_Work required_
State the number of lines below in which the word "that" appears. Nothing else belongs in the answer.

>> Start

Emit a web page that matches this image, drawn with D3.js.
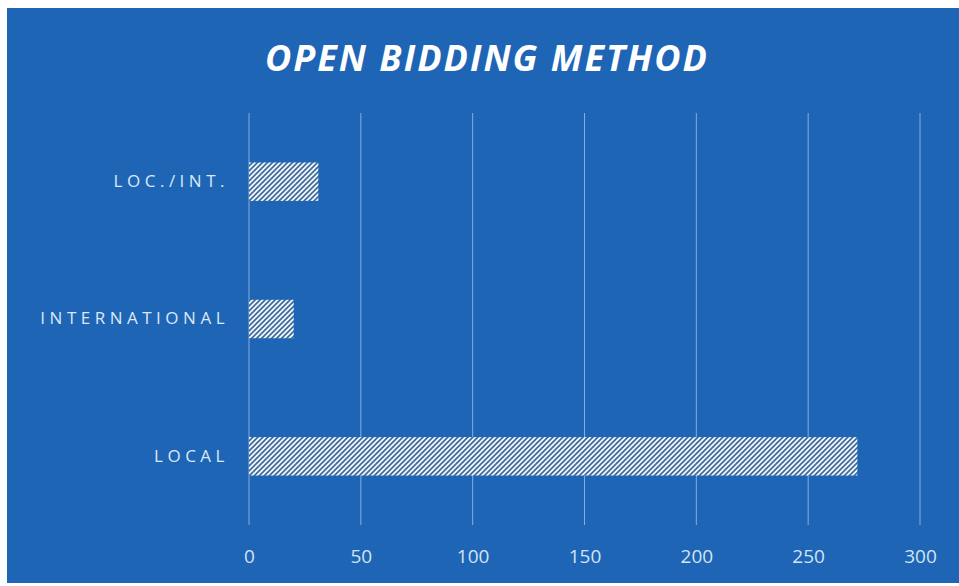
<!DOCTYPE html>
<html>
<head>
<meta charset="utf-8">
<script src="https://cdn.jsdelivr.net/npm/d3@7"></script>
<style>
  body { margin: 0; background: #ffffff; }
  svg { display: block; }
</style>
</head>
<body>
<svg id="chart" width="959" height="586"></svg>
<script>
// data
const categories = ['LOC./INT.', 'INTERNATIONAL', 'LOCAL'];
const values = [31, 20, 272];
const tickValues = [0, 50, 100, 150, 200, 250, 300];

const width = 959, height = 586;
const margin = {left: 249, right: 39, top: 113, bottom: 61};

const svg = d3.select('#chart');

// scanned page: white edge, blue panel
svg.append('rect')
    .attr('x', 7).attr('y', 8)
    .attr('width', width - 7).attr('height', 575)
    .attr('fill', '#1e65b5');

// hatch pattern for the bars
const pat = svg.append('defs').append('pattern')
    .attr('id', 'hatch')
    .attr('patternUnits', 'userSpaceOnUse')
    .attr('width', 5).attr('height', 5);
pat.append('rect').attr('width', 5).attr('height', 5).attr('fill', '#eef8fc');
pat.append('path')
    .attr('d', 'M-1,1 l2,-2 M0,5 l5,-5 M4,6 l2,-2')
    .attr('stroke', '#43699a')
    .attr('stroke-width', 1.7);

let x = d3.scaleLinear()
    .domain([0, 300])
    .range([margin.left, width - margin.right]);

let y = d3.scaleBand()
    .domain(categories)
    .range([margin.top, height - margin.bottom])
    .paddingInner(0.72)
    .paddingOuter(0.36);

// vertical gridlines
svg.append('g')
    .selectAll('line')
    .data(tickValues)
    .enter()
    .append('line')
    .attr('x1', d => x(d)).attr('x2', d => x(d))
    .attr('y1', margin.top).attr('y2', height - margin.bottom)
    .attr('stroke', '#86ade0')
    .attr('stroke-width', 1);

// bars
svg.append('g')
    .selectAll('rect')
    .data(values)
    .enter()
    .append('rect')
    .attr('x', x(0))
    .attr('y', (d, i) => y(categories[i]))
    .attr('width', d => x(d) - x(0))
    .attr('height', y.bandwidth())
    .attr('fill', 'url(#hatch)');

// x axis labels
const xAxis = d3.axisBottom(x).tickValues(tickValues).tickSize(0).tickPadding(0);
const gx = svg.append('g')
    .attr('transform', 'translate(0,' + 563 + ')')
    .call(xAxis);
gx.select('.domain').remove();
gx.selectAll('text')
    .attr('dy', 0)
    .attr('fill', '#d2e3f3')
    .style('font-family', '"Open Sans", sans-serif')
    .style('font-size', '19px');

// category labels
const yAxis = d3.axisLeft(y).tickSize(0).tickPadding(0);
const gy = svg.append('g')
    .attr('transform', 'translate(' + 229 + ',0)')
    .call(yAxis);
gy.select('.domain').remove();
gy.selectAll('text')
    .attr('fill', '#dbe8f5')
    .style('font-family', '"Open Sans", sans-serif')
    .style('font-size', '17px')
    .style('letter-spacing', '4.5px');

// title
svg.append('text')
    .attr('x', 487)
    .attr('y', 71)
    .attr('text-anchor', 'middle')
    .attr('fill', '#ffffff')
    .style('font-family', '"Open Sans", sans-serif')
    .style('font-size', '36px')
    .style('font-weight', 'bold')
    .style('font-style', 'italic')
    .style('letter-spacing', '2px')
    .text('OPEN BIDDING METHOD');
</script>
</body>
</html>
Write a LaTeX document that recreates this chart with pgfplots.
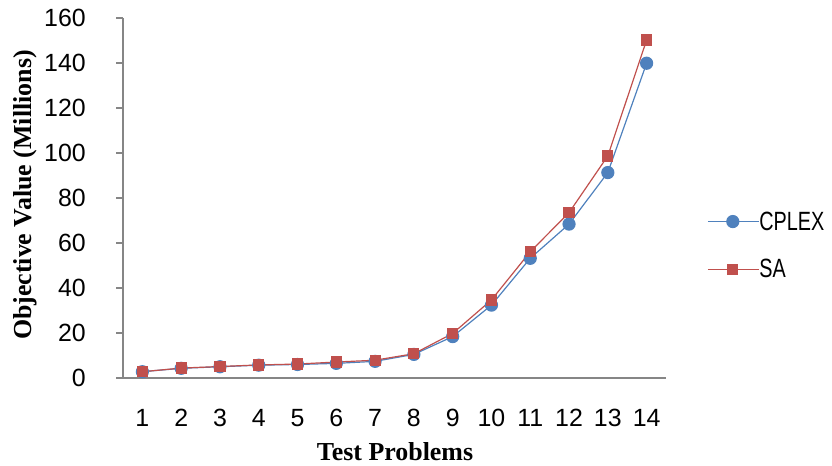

>> End

_Exercise answer_
2